Date of this Version
CLIR Publication No. 166
Published by: Council on Library and Information Resources
1707 L Street NW, Suite 650
Washington, DC 20036
Web site at http://www.clir.org
Once upon a time, the world was simpler. Publishers published and libraries collected a lot of what publishers published. Nothing is so simple any more. Now everybody’s a publisher—including librarians. Large-scale initiatives such as HighWire Press and Project Muse have had libraries in attendance at their births, and substantial continuing projects such as Euclid are still housed in libraries. A whirl of buzz and excitement surrounds a growing assumption that publishing is in some way and to some extent a critical function for the library of the future.
We have studied the topic of libraries as publishers, with investigations mainly in the U.S. research institution context.1 Specifically, we reviewed existing literature and conducted a survey of members of the Library Publishing Coalition, seeking to learn the kinds of activities they are undertaking as publishing, the business models they are using, their definitions of success, and their attitudes toward open access or end-user pay models. Our aim was to better understand this emerging sphere of library activity and its possible future in the scholarly communication and publishing sphere. Will library publishing grow and be sustainable? Will libraries play a new and permanent role? If so, in what way and what will be required?
When we refer to libraries as publishers, we consider the range of transactions in which library leaders and staff conceive, evaluate, support, and ultimately produce what we now call content for broad public dissemination, in whatever medium. We say this in full awareness that different observers will draw in different places the line between “publication” and something less structured, coherent, or significant. That ambiguity is an implicit theme of what follows.

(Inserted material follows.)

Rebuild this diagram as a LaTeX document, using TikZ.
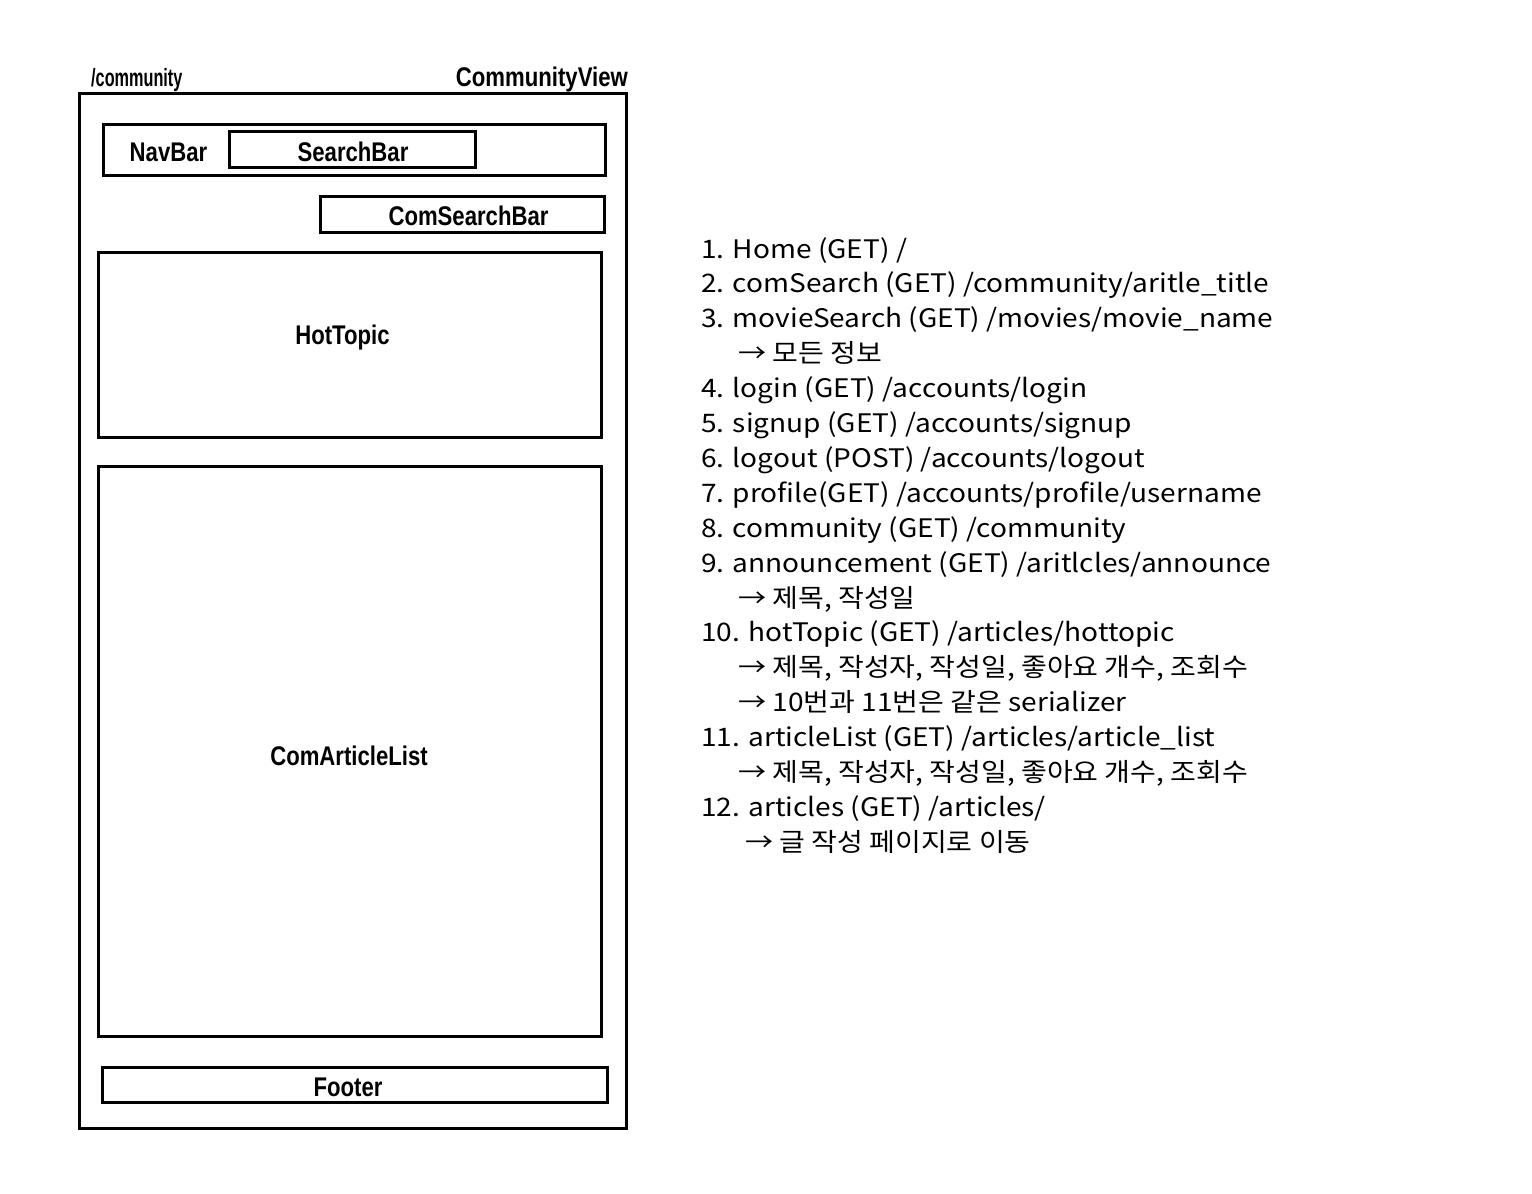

We consulted the growing number of articles and other publications (Appendix A) to better understand the range of ideas that underlie library-as-publisher discourse. Distinguishing the different strains of activity and expectation that animate current conversations can help us understand not only the present moment but also the varied possibilities that loom ahead. We are also intrigued with the sub-topic of funding the library publishing enterprise, as well as the sustainability of today’s endeavors, so we present results from a small survey of about 50 libraries.
A certain kind of demand and leadership led a hundred years ago to a certain kind of university publishing. Now new, or at least additional, kinds of demand lead us to new kinds of university publishing. Libraries are re-emerging as players, perhaps because they bring to the enterprise a kind of new perspective, inquisitiveness, and experimentation.